Task to carry out: Without the images, write out the whole listing exactly.

Collected material:
########

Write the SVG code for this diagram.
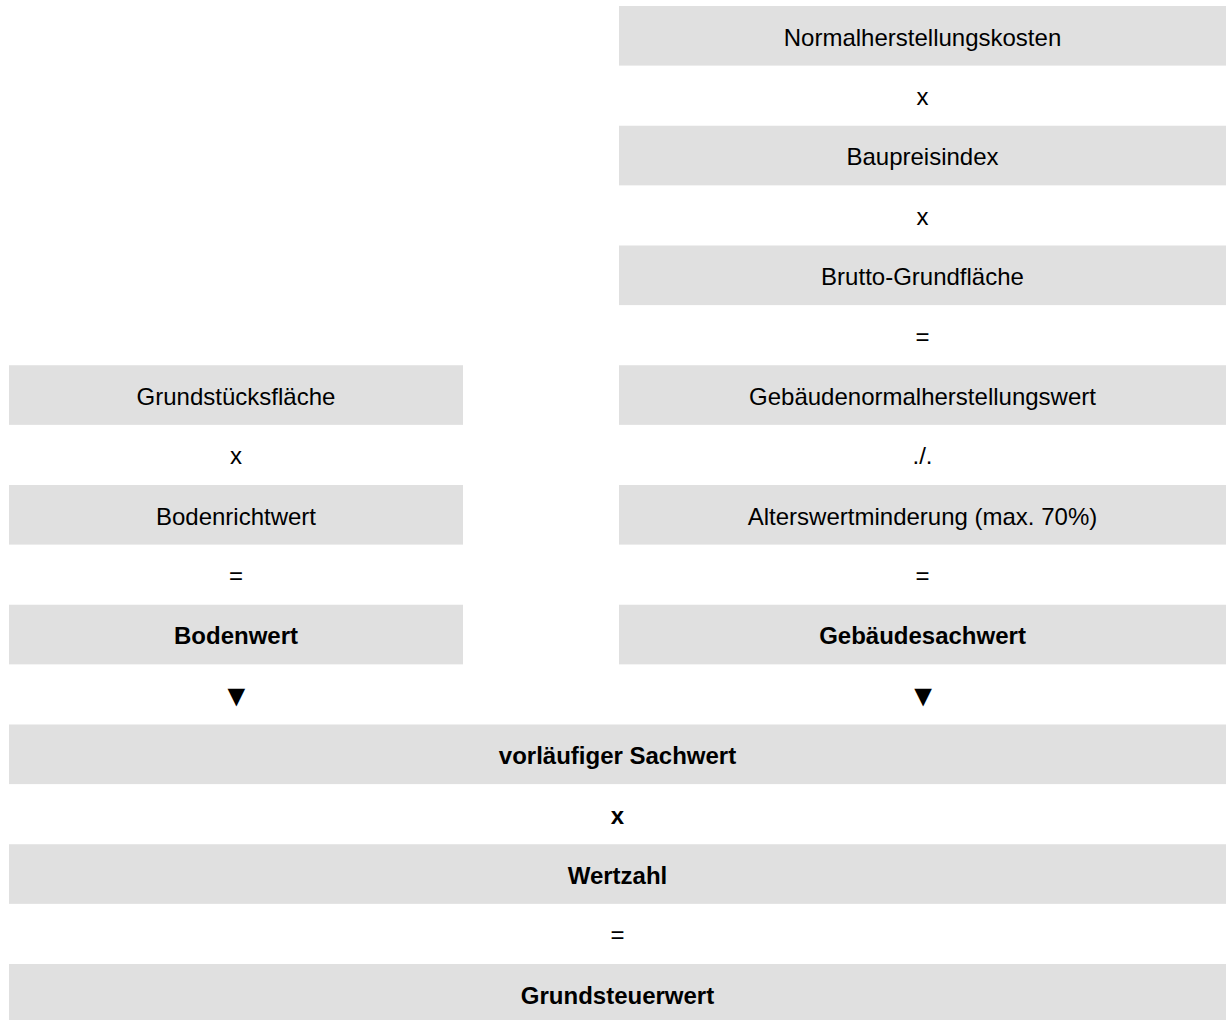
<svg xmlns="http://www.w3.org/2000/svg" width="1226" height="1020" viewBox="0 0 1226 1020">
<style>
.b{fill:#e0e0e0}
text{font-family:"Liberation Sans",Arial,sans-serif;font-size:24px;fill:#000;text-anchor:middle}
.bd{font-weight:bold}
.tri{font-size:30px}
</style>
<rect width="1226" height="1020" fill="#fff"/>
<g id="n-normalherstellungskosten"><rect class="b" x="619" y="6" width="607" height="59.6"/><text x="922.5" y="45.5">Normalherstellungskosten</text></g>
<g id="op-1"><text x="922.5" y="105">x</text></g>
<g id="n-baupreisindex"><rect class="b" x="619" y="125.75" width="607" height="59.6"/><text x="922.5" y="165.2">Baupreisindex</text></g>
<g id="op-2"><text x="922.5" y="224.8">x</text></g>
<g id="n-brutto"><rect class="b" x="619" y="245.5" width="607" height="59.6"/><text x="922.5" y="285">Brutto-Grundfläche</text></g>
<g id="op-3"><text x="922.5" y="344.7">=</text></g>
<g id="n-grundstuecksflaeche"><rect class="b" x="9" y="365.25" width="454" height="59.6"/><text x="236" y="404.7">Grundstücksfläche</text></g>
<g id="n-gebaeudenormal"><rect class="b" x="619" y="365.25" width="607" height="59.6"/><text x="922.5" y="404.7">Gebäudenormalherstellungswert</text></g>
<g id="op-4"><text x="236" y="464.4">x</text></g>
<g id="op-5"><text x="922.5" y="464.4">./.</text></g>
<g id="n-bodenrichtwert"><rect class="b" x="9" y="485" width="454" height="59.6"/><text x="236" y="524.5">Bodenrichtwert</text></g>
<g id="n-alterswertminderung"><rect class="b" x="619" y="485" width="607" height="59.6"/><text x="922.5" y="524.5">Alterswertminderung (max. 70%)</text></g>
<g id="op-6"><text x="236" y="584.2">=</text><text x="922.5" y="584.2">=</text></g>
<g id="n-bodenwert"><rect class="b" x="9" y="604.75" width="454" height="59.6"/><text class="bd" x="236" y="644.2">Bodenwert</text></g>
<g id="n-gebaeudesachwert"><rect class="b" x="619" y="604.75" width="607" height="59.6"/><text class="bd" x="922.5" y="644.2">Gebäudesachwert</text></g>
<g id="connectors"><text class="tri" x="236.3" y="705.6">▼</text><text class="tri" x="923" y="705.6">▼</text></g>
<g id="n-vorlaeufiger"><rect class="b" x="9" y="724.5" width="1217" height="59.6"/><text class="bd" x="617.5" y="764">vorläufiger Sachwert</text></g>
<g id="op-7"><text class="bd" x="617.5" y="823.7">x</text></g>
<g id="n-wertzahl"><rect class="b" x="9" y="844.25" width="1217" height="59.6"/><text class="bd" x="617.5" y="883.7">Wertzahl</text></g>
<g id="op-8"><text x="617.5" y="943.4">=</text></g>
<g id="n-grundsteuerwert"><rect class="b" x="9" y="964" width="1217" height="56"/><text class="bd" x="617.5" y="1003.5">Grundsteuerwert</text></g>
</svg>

########

Correct response:
Write the SVG code for this diagram.
<svg xmlns="http://www.w3.org/2000/svg" width="1226" height="1020" viewBox="0 0 1226 1020">
<style>
.b{fill:#e0e0e0}
text{font-family:"Liberation Sans",Arial,sans-serif;font-size:24px;fill:#000;text-anchor:middle}
.bd{font-weight:bold}
.tri{font-size:30px}
</style>
<rect width="1226" height="1020" fill="#fff"/>
<g id="n-normalherstellungskosten"><rect class="b" x="619" y="6" width="607" height="59.6"/><text x="922.5" y="45.5">Normalherstellungskosten</text></g>
<g id="op-1"><text x="922.5" y="105">x</text></g>
<g id="n-baupreisindex"><rect class="b" x="619" y="125.75" width="607" height="59.6"/><text x="922.5" y="165.2">Baupreisindex</text></g>
<g id="op-2"><text x="922.5" y="224.8">x</text></g>
<g id="n-brutto"><rect class="b" x="619" y="245.5" width="607" height="59.6"/><text x="922.5" y="285">Brutto-Grundfläche</text></g>
<g id="op-3"><text x="922.5" y="344.7">=</text></g>
<g id="n-grundstuecksflaeche"><rect class="b" x="9" y="365.25" width="454" height="59.6"/><text x="236" y="404.7">Grundstücksfläche</text></g>
<g id="n-gebaeudenormal"><rect class="b" x="619" y="365.25" width="607" height="59.6"/><text x="922.5" y="404.7">Gebäudenormalherstellungswert</text></g>
<g id="op-4"><text x="236" y="464.4">x</text></g>
<g id="op-5"><text x="922.5" y="464.4">./.</text></g>
<g id="n-bodenrichtwert"><rect class="b" x="9" y="485" width="454" height="59.6"/><text x="236" y="524.5">Bodenrichtwert</text></g>
<g id="n-alterswertminderung"><rect class="b" x="619" y="485" width="607" height="59.6"/><text x="922.5" y="524.5">Alterswertminderung (max. 70%)</text></g>
<g id="op-6"><text x="236" y="584.2">=</text><text x="922.5" y="584.2">=</text></g>
<g id="n-bodenwert"><rect class="b" x="9" y="604.75" width="454" height="59.6"/><text class="bd" x="236" y="644.2">Bodenwert</text></g>
<g id="n-gebaeudesachwert"><rect class="b" x="619" y="604.75" width="607" height="59.6"/><text class="bd" x="922.5" y="644.2">Gebäudesachwert</text></g>
<g id="connectors"><text class="tri" x="236.3" y="705.6">▼</text><text class="tri" x="923" y="705.6">▼</text></g>
<g id="n-vorlaeufiger"><rect class="b" x="9" y="724.5" width="1217" height="59.6"/><text class="bd" x="617.5" y="764">vorläufiger Sachwert</text></g>
<g id="op-7"><text class="bd" x="617.5" y="823.7">x</text></g>
<g id="n-wertzahl"><rect class="b" x="9" y="844.25" width="1217" height="59.6"/><text class="bd" x="617.5" y="883.7">Wertzahl</text></g>
<g id="op-8"><text x="617.5" y="943.4">=</text></g>
<g id="n-grundsteuerwert"><rect class="b" x="9" y="964" width="1217" height="56"/><text class="bd" x="617.5" y="1003.5">Grundsteuerwert</text></g>
</svg>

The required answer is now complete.